DO THIS
Set the listing down again in full, word for word, with the pictures left out.

Figure scripts
<<<<

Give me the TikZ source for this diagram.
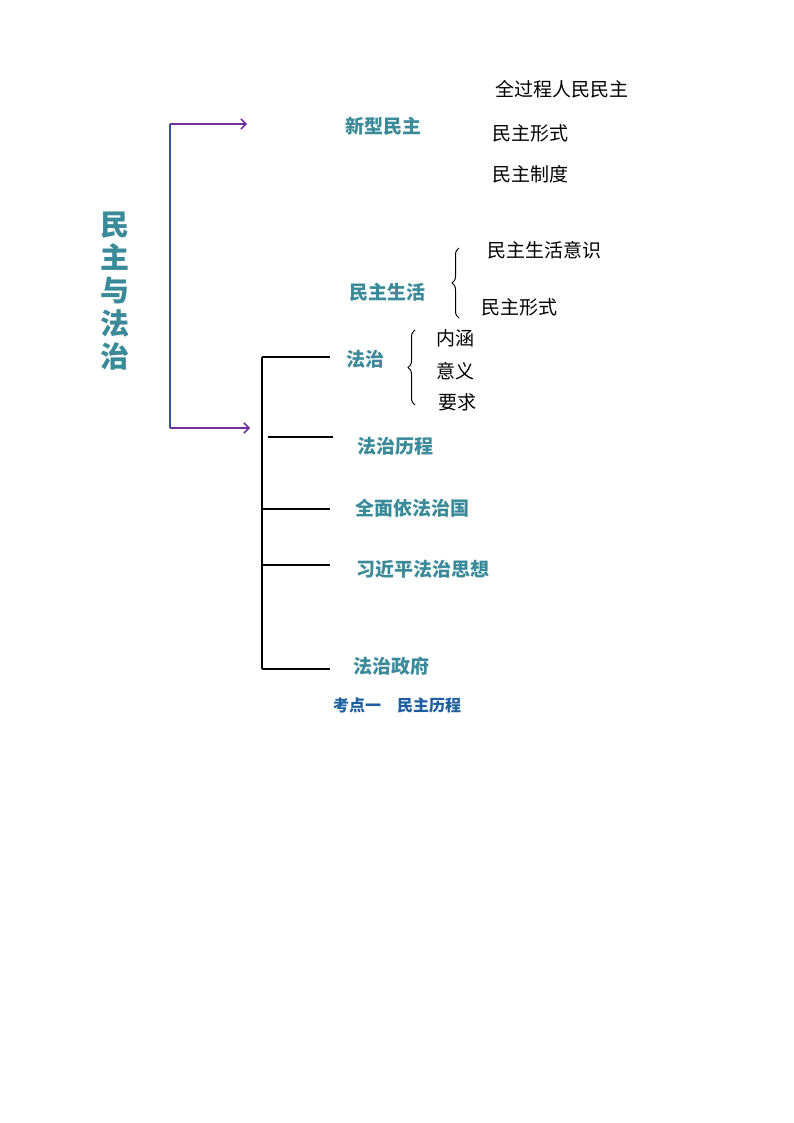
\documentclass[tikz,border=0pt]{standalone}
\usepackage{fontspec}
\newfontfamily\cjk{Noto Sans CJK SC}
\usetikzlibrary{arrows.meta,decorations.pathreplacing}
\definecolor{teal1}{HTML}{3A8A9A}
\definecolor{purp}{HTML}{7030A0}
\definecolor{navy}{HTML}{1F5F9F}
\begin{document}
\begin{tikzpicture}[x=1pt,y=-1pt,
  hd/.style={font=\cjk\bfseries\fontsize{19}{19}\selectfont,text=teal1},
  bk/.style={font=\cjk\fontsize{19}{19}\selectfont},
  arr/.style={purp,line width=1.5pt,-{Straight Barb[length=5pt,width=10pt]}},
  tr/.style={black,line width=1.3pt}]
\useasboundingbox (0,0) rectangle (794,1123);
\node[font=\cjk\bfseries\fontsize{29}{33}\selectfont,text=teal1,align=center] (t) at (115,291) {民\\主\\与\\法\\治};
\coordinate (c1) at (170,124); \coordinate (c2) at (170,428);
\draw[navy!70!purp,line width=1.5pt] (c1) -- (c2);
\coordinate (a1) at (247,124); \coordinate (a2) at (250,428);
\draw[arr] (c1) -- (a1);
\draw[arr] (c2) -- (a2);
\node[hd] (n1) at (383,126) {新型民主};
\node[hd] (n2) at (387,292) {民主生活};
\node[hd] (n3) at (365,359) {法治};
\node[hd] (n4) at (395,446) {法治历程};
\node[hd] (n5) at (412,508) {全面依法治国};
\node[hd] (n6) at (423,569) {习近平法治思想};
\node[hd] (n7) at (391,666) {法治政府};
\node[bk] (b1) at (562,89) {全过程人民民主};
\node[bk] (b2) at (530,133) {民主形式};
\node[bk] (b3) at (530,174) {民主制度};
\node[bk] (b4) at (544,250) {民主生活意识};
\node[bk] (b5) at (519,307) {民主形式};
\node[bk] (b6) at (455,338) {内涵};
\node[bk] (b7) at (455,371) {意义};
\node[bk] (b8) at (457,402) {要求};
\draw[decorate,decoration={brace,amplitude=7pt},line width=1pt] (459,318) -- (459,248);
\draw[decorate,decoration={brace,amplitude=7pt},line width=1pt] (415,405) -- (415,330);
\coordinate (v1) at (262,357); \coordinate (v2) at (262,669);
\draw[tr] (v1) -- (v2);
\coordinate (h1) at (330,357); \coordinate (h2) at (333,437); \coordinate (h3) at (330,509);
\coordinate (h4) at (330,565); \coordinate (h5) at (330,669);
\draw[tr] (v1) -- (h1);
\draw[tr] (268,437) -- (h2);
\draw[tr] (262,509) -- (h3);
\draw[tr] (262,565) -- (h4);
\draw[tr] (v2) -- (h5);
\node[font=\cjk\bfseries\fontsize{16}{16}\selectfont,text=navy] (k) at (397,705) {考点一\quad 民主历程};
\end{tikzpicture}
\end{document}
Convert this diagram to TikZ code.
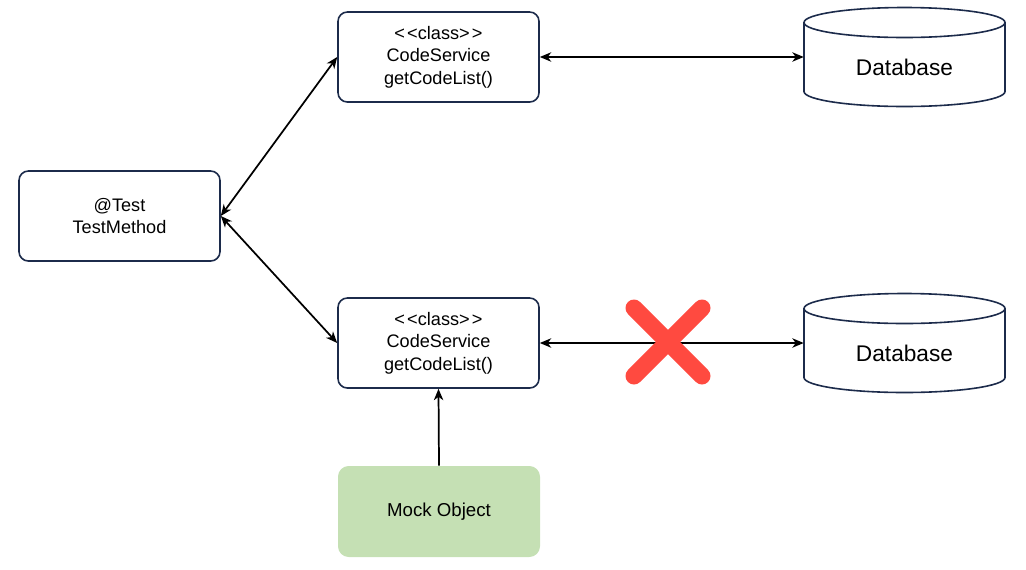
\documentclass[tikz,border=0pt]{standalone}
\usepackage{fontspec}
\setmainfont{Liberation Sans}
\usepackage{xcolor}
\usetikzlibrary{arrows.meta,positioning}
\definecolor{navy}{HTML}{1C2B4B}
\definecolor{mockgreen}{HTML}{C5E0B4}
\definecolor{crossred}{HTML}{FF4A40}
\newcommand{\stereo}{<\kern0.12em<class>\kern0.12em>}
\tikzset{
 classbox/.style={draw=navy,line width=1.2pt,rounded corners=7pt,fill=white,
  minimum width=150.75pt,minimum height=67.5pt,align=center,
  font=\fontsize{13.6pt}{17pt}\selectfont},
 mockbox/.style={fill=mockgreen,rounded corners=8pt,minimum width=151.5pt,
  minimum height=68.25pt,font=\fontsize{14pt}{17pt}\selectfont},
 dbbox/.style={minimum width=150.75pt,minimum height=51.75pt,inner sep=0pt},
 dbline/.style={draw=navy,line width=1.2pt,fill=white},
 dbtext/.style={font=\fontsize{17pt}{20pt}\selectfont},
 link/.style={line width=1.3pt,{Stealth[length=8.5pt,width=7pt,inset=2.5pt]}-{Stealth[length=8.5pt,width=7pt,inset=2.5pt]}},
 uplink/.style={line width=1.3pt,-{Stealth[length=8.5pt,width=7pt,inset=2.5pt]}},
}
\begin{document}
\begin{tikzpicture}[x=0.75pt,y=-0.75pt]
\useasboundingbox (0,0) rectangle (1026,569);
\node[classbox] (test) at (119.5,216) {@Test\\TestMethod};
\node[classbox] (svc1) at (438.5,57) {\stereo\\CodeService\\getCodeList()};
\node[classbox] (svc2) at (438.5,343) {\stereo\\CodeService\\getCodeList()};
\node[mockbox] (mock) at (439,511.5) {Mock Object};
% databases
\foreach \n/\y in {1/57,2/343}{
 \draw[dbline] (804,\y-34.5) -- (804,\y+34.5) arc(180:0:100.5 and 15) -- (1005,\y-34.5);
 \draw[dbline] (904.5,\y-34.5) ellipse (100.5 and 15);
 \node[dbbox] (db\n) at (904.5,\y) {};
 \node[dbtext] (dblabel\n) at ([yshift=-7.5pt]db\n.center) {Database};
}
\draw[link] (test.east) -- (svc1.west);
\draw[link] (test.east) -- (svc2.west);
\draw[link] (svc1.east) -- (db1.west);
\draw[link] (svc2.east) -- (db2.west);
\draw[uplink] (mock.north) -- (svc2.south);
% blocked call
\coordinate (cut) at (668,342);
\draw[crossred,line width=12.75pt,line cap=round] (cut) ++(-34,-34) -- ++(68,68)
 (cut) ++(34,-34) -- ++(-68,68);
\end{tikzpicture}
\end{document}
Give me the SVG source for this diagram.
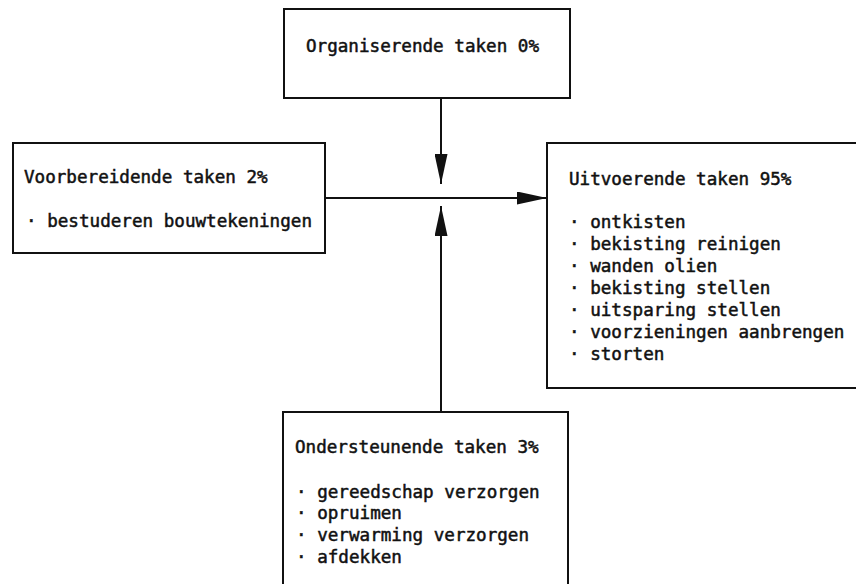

>>>>

THE COMPLETED TASK
Give me the TikZ source for this diagram.
\documentclass[tikz,border=0pt]{standalone}
\usepackage{fontspec}
\newfontfamily\cjk{Noto Sans CJK SC}
\usetikzlibrary{arrows.meta,decorations.pathreplacing}
\definecolor{teal1}{HTML}{3A8A9A}
\definecolor{purp}{HTML}{7030A0}
\definecolor{navy}{HTML}{1F5F9F}
\begin{document}
\begin{tikzpicture}[x=1pt,y=-1pt,
  hd/.style={font=\cjk\bfseries\fontsize{19}{19}\selectfont,text=teal1},
  bk/.style={font=\cjk\fontsize{19}{19}\selectfont},
  arr/.style={purp,line width=1.5pt,-{Straight Barb[length=5pt,width=10pt]}},
  tr/.style={black,line width=1.3pt}]
\useasboundingbox (0,0) rectangle (794,1123);
\node[font=\cjk\bfseries\fontsize{29}{33}\selectfont,text=teal1,align=center] (t) at (115,291) {民\\主\\与\\法\\治};
\coordinate (c1) at (170,124); \coordinate (c2) at (170,428);
\draw[navy!70!purp,line width=1.5pt] (c1) -- (c2);
\coordinate (a1) at (247,124); \coordinate (a2) at (250,428);
\draw[arr] (c1) -- (a1);
\draw[arr] (c2) -- (a2);
\node[hd] (n1) at (383,126) {新型民主};
\node[hd] (n2) at (387,292) {民主生活};
\node[hd] (n3) at (365,359) {法治};
\node[hd] (n4) at (395,446) {法治历程};
\node[hd] (n5) at (412,508) {全面依法治国};
\node[hd] (n6) at (423,569) {习近平法治思想};
\node[hd] (n7) at (391,666) {法治政府};
\node[bk] (b1) at (562,89) {全过程人民民主};
\node[bk] (b2) at (530,133) {民主形式};
\node[bk] (b3) at (530,174) {民主制度};
\node[bk] (b4) at (544,250) {民主生活意识};
\node[bk] (b5) at (519,307) {民主形式};
\node[bk] (b6) at (455,338) {内涵};
\node[bk] (b7) at (455,371) {意义};
\node[bk] (b8) at (457,402) {要求};
\draw[decorate,decoration={brace,amplitude=7pt},line width=1pt] (459,318) -- (459,248);
\draw[decorate,decoration={brace,amplitude=7pt},line width=1pt] (415,405) -- (415,330);
\coordinate (v1) at (262,357); \coordinate (v2) at (262,669);
\draw[tr] (v1) -- (v2);
\coordinate (h1) at (330,357); \coordinate (h2) at (333,437); \coordinate (h3) at (330,509);
\coordinate (h4) at (330,565); \coordinate (h5) at (330,669);
\draw[tr] (v1) -- (h1);
\draw[tr] (268,437) -- (h2);
\draw[tr] (262,509) -- (h3);
\draw[tr] (262,565) -- (h4);
\draw[tr] (v2) -- (h5);
\node[font=\cjk\bfseries\fontsize{16}{16}\selectfont,text=navy] (k) at (397,705) {考点一\quad 民主历程};
\end{tikzpicture}
\end{document}
Convert this diagram to TikZ code.
\documentclass[tikz,border=0pt]{standalone}
\usepackage{fontspec}
\setmainfont{Liberation Sans}
\usepackage{xcolor}
\usetikzlibrary{arrows.meta,positioning}
\definecolor{navy}{HTML}{1C2B4B}
\definecolor{mockgreen}{HTML}{C5E0B4}
\definecolor{crossred}{HTML}{FF4A40}
\newcommand{\stereo}{<\kern0.12em<class>\kern0.12em>}
\tikzset{
 classbox/.style={draw=navy,line width=1.2pt,rounded corners=7pt,fill=white,
  minimum width=150.75pt,minimum height=67.5pt,align=center,
  font=\fontsize{13.6pt}{17pt}\selectfont},
 mockbox/.style={fill=mockgreen,rounded corners=8pt,minimum width=151.5pt,
  minimum height=68.25pt,font=\fontsize{14pt}{17pt}\selectfont},
 dbbox/.style={minimum width=150.75pt,minimum height=51.75pt,inner sep=0pt},
 dbline/.style={draw=navy,line width=1.2pt,fill=white},
 dbtext/.style={font=\fontsize{17pt}{20pt}\selectfont},
 link/.style={line width=1.3pt,{Stealth[length=8.5pt,width=7pt,inset=2.5pt]}-{Stealth[length=8.5pt,width=7pt,inset=2.5pt]}},
 uplink/.style={line width=1.3pt,-{Stealth[length=8.5pt,width=7pt,inset=2.5pt]}},
}
\begin{document}
\begin{tikzpicture}[x=0.75pt,y=-0.75pt]
\useasboundingbox (0,0) rectangle (1026,569);
\node[classbox] (test) at (119.5,216) {@Test\\TestMethod};
\node[classbox] (svc1) at (438.5,57) {\stereo\\CodeService\\getCodeList()};
\node[classbox] (svc2) at (438.5,343) {\stereo\\CodeService\\getCodeList()};
\node[mockbox] (mock) at (439,511.5) {Mock Object};
% databases
\foreach \n/\y in {1/57,2/343}{
 \draw[dbline] (804,\y-34.5) -- (804,\y+34.5) arc(180:0:100.5 and 15) -- (1005,\y-34.5);
 \draw[dbline] (904.5,\y-34.5) ellipse (100.5 and 15);
 \node[dbbox] (db\n) at (904.5,\y) {};
 \node[dbtext] (dblabel\n) at ([yshift=-7.5pt]db\n.center) {Database};
}
\draw[link] (test.east) -- (svc1.west);
\draw[link] (test.east) -- (svc2.west);
\draw[link] (svc1.east) -- (db1.west);
\draw[link] (svc2.east) -- (db2.west);
\draw[uplink] (mock.north) -- (svc2.south);
% blocked call
\coordinate (cut) at (668,342);
\draw[crossred,line width=12.75pt,line cap=round] (cut) ++(-34,-34) -- ++(68,68)
 (cut) ++(34,-34) -- ++(-68,68);
\end{tikzpicture}
\end{document}
Give me the SVG source for this diagram.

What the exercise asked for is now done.